## WHAT TO DO
Produce an exact copy of all the data below, dropping every image.

## GIVEN MATERIAL
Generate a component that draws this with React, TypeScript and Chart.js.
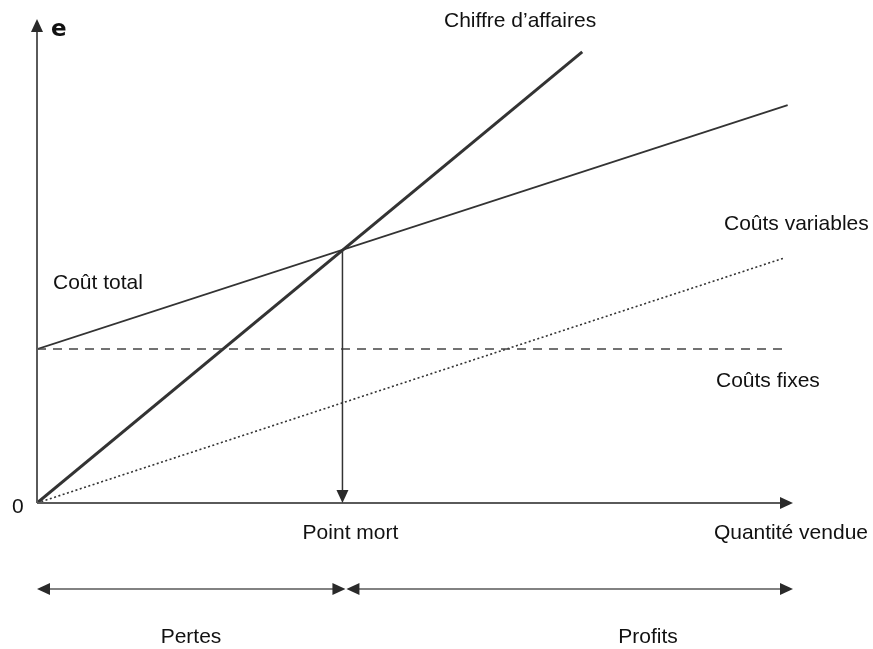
import React, { useEffect, useRef } from "react";
import { Chart, registerables } from "chart.js";

Chart.register(...registerables);

// ---- Data (abstract units) ----
const X_MAX = 99;
const Y_MAX = 100;
const breakEvenQty = 40;
const breakEvenValue = 52.3;

const revenueX = [0, 71.4];
const revenueY = [0, 93.2];
const totalCostX = [0, 98.3];
const totalCostY = [31.8, 82.2];
const fixedCostX = [0, 98.3];
const fixedCostY = [31.8, 31.8];
const variableCostX = [0, 97.8];
const variableCostY = [0, 50.6];

const seriesLabels = ["Chiffre d’affaires", "Coût total", "Coûts fixes", "Coûts variables"];
const axisLabelY = "e";
const axisLabelX = "Quantité vendue";
const originLabel = "0";
const breakEvenLabel = "Point mort";
const zoneLabels = ["Pertes", "Profits"];

const toPoints = (xs: number[], ys: number[]) => xs.map((x, i) => ({ x, y: ys[i] }));

const FONT = '21px "Liberation Sans", Arial, Helvetica, sans-serif';
const BOLD_FONT = 'bold 23px "DejaVu Sans", "Liberation Sans", sans-serif';

function arrowHead(ctx: CanvasRenderingContext2D, tx: number, ty: number, dir: "up" | "down" | "left" | "right", len = 13, half = 6) {
  ctx.beginPath();
  ctx.moveTo(tx, ty);
  if (dir === "up") {
    ctx.lineTo(tx - half, ty + len);
    ctx.lineTo(tx + half, ty + len);
  } else if (dir === "down") {
    ctx.lineTo(tx - half, ty - len);
    ctx.lineTo(tx + half, ty - len);
  } else if (dir === "right") {
    ctx.lineTo(tx - len, ty - half);
    ctx.lineTo(tx - len, ty + half);
  } else {
    ctx.lineTo(tx + len, ty - half);
    ctx.lineTo(tx + len, ty + half);
  }
  ctx.closePath();
  ctx.fill();
}

const decorPlugin = {
  id: "decor",
  afterDatasetsDraw(chart: any) {
    const ctx: CanvasRenderingContext2D = chart.ctx;
    const xs = chart.scales.x;
    const ys = chart.scales.y;
    const x0 = xs.getPixelForValue(0);
    const xEnd = xs.getPixelForValue(X_MAX);
    const y0 = ys.getPixelForValue(0);
    const yTop = ys.getPixelForValue(Y_MAX);
    const bx = xs.getPixelForValue(breakEvenQty);
    const by = ys.getPixelForValue(breakEvenValue);

    ctx.save();
    // axes
    ctx.strokeStyle = "#5a5a5a";
    ctx.fillStyle = "#2a2a2a";
    ctx.lineWidth = 2;
    ctx.beginPath();
    ctx.moveTo(x0, y0);
    ctx.lineTo(x0, yTop + 8);
    ctx.moveTo(x0, y0);
    ctx.lineTo(xEnd - 8, y0);
    ctx.stroke();
    arrowHead(ctx, x0, yTop, "up");
    arrowHead(ctx, xEnd, y0, "right");

    // break-even vertical arrow
    ctx.strokeStyle = "#333";
    ctx.lineWidth = 1.5;
    ctx.beginPath();
    ctx.moveTo(bx, by);
    ctx.lineTo(bx, y0 - 8);
    ctx.stroke();
    arrowHead(ctx, bx, y0, "down");

    // double arrows below
    const ya = y0 + 86;
    ctx.strokeStyle = "#5a5a5a";
    ctx.lineWidth = 1.5;
    ctx.beginPath();
    ctx.moveTo(x0 + 8, ya);
    ctx.lineTo(bx - 8, ya);
    ctx.moveTo(bx + 12, ya);
    ctx.lineTo(xEnd - 8, ya);
    ctx.stroke();
    ctx.fillStyle = "#2a2a2a";
    arrowHead(ctx, x0, ya, "left");
    arrowHead(ctx, bx + 3, ya, "right");
    arrowHead(ctx, bx + 4, ya, "left");
    arrowHead(ctx, xEnd, ya, "right");

    // texts
    ctx.fillStyle = "#111";
    ctx.textBaseline = "middle";
    ctx.textAlign = "left";
    ctx.font = BOLD_FONT;
    ctx.fillText(axisLabelY, x0 + 14, yTop + 11);
    ctx.font = FONT;
    ctx.fillText(seriesLabels[0], 444, 21);
    ctx.fillText(seriesLabels[3], 724, 224);
    ctx.fillText(seriesLabels[1], 53, 283);
    ctx.fillText(seriesLabels[2], 716, 381);
    ctx.fillText(originLabel, x0 - 25, y0 + 4);
    ctx.textAlign = "center";
    ctx.fillText(breakEvenLabel, bx + 8, y0 + 30);
    ctx.textAlign = "right";
    ctx.fillText(axisLabelX, 868, y0 + 30);
    ctx.textAlign = "center";
    ctx.fillText(zoneLabels[0], 191, y0 + 134);
    ctx.fillText(zoneLabels[1], 648, y0 + 134);
    ctx.restore();
  },
};

export default function App() {
  const ref = useRef<HTMLCanvasElement | null>(null);
  useEffect(() => {
    if (!ref.current) return;
    const chart = new Chart(ref.current, {
      type: "scatter",
      data: {
        datasets: [
          {
            label: seriesLabels[2],
            data: toPoints(fixedCostX, fixedCostY),
            showLine: true,
            borderColor: "#444",
            borderWidth: 1.5,
            borderDash: [9, 7],
            pointRadius: 0,
          },
          {
            label: seriesLabels[3],
            data: toPoints(variableCostX, variableCostY),
            showLine: true,
            borderColor: "#333",
            borderWidth: 1.6,
            borderDash: [2, 2.5],
            pointRadius: 0,
          },
          {
            label: seriesLabels[1],
            data: toPoints(totalCostX, totalCostY),
            showLine: true,
            borderColor: "#333",
            borderWidth: 1.8,
            pointRadius: 0,
          },
          {
            label: seriesLabels[0],
            data: toPoints(revenueX, revenueY),
            showLine: true,
            borderColor: "#333",
            borderWidth: 3,
            pointRadius: 0,
          },
        ],
      },
      options: {
        responsive: false,
        animation: false,
        events: [],
        layout: { padding: { left: 37, right: 80, top: 19, bottom: 146 } },
        plugins: { legend: { display: false }, tooltip: { enabled: false } },
        scales: {
          x: { type: "linear", min: 0, max: X_MAX, display: false },
          y: { type: "linear", min: 0, max: Y_MAX, display: false },
        },
      },
      plugins: [decorPlugin],
    });
    return () => chart.destroy();
  }, []);
  return (
    <div style={{ position: "fixed", left: 0, top: 0, width: 873, height: 649, background: "#fff" }}>
      <canvas ref={ref} width={873} height={649} style={{ display: "block" }} />
    </div>
  );
}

## ANSWER TO THE PROBLEM
Generate a component that draws this with React, TypeScript and Chart.js.
import React, { useEffect, useRef } from "react";
import { Chart, registerables } from "chart.js";

Chart.register(...registerables);

// ---- Data (abstract units) ----
const X_MAX = 99;
const Y_MAX = 100;
const breakEvenQty = 40;
const breakEvenValue = 52.3;

const revenueX = [0, 71.4];
const revenueY = [0, 93.2];
const totalCostX = [0, 98.3];
const totalCostY = [31.8, 82.2];
const fixedCostX = [0, 98.3];
const fixedCostY = [31.8, 31.8];
const variableCostX = [0, 97.8];
const variableCostY = [0, 50.6];

const seriesLabels = ["Chiffre d’affaires", "Coût total", "Coûts fixes", "Coûts variables"];
const axisLabelY = "e";
const axisLabelX = "Quantité vendue";
const originLabel = "0";
const breakEvenLabel = "Point mort";
const zoneLabels = ["Pertes", "Profits"];

const toPoints = (xs: number[], ys: number[]) => xs.map((x, i) => ({ x, y: ys[i] }));

const FONT = '21px "Liberation Sans", Arial, Helvetica, sans-serif';
const BOLD_FONT = 'bold 23px "DejaVu Sans", "Liberation Sans", sans-serif';

function arrowHead(ctx: CanvasRenderingContext2D, tx: number, ty: number, dir: "up" | "down" | "left" | "right", len = 13, half = 6) {
  ctx.beginPath();
  ctx.moveTo(tx, ty);
  if (dir === "up") {
    ctx.lineTo(tx - half, ty + len);
    ctx.lineTo(tx + half, ty + len);
  } else if (dir === "down") {
    ctx.lineTo(tx - half, ty - len);
    ctx.lineTo(tx + half, ty - len);
  } else if (dir === "right") {
    ctx.lineTo(tx - len, ty - half);
    ctx.lineTo(tx - len, ty + half);
  } else {
    ctx.lineTo(tx + len, ty - half);
    ctx.lineTo(tx + len, ty + half);
  }
  ctx.closePath();
  ctx.fill();
}

const decorPlugin = {
  id: "decor",
  afterDatasetsDraw(chart: any) {
    const ctx: CanvasRenderingContext2D = chart.ctx;
    const xs = chart.scales.x;
    const ys = chart.scales.y;
    const x0 = xs.getPixelForValue(0);
    const xEnd = xs.getPixelForValue(X_MAX);
    const y0 = ys.getPixelForValue(0);
    const yTop = ys.getPixelForValue(Y_MAX);
    const bx = xs.getPixelForValue(breakEvenQty);
    const by = ys.getPixelForValue(breakEvenValue);

    ctx.save();
    // axes
    ctx.strokeStyle = "#5a5a5a";
    ctx.fillStyle = "#2a2a2a";
    ctx.lineWidth = 2;
    ctx.beginPath();
    ctx.moveTo(x0, y0);
    ctx.lineTo(x0, yTop + 8);
    ctx.moveTo(x0, y0);
    ctx.lineTo(xEnd - 8, y0);
    ctx.stroke();
    arrowHead(ctx, x0, yTop, "up");
    arrowHead(ctx, xEnd, y0, "right");

    // break-even vertical arrow
    ctx.strokeStyle = "#333";
    ctx.lineWidth = 1.5;
    ctx.beginPath();
    ctx.moveTo(bx, by);
    ctx.lineTo(bx, y0 - 8);
    ctx.stroke();
    arrowHead(ctx, bx, y0, "down");

    // double arrows below
    const ya = y0 + 86;
    ctx.strokeStyle = "#5a5a5a";
    ctx.lineWidth = 1.5;
    ctx.beginPath();
    ctx.moveTo(x0 + 8, ya);
    ctx.lineTo(bx - 8, ya);
    ctx.moveTo(bx + 12, ya);
    ctx.lineTo(xEnd - 8, ya);
    ctx.stroke();
    ctx.fillStyle = "#2a2a2a";
    arrowHead(ctx, x0, ya, "left");
    arrowHead(ctx, bx + 3, ya, "right");
    arrowHead(ctx, bx + 4, ya, "left");
    arrowHead(ctx, xEnd, ya, "right");

    // texts
    ctx.fillStyle = "#111";
    ctx.textBaseline = "middle";
    ctx.textAlign = "left";
    ctx.font = BOLD_FONT;
    ctx.fillText(axisLabelY, x0 + 14, yTop + 11);
    ctx.font = FONT;
    ctx.fillText(seriesLabels[0], 444, 21);
    ctx.fillText(seriesLabels[3], 724, 224);
    ctx.fillText(seriesLabels[1], 53, 283);
    ctx.fillText(seriesLabels[2], 716, 381);
    ctx.fillText(originLabel, x0 - 25, y0 + 4);
    ctx.textAlign = "center";
    ctx.fillText(breakEvenLabel, bx + 8, y0 + 30);
    ctx.textAlign = "right";
    ctx.fillText(axisLabelX, 868, y0 + 30);
    ctx.textAlign = "center";
    ctx.fillText(zoneLabels[0], 191, y0 + 134);
    ctx.fillText(zoneLabels[1], 648, y0 + 134);
    ctx.restore();
  },
};

export default function App() {
  const ref = useRef<HTMLCanvasElement | null>(null);
  useEffect(() => {
    if (!ref.current) return;
    const chart = new Chart(ref.current, {
      type: "scatter",
      data: {
        datasets: [
          {
            label: seriesLabels[2],
            data: toPoints(fixedCostX, fixedCostY),
            showLine: true,
            borderColor: "#444",
            borderWidth: 1.5,
            borderDash: [9, 7],
            pointRadius: 0,
          },
          {
            label: seriesLabels[3],
            data: toPoints(variableCostX, variableCostY),
            showLine: true,
            borderColor: "#333",
            borderWidth: 1.6,
            borderDash: [2, 2.5],
            pointRadius: 0,
          },
          {
            label: seriesLabels[1],
            data: toPoints(totalCostX, totalCostY),
            showLine: true,
            borderColor: "#333",
            borderWidth: 1.8,
            pointRadius: 0,
          },
          {
            label: seriesLabels[0],
            data: toPoints(revenueX, revenueY),
            showLine: true,
            borderColor: "#333",
            borderWidth: 3,
            pointRadius: 0,
          },
        ],
      },
      options: {
        responsive: false,
        animation: false,
        events: [],
        layout: { padding: { left: 37, right: 80, top: 19, bottom: 146 } },
        plugins: { legend: { display: false }, tooltip: { enabled: false } },
        scales: {
          x: { type: "linear", min: 0, max: X_MAX, display: false },
          y: { type: "linear", min: 0, max: Y_MAX, display: false },
        },
      },
      plugins: [decorPlugin],
    });
    return () => chart.destroy();
  }, []);
  return (
    <div style={{ position: "fixed", left: 0, top: 0, width: 873, height: 649, background: "#fff" }}>
      <canvas ref={ref} width={873} height={649} style={{ display: "block" }} />
    </div>
  );
}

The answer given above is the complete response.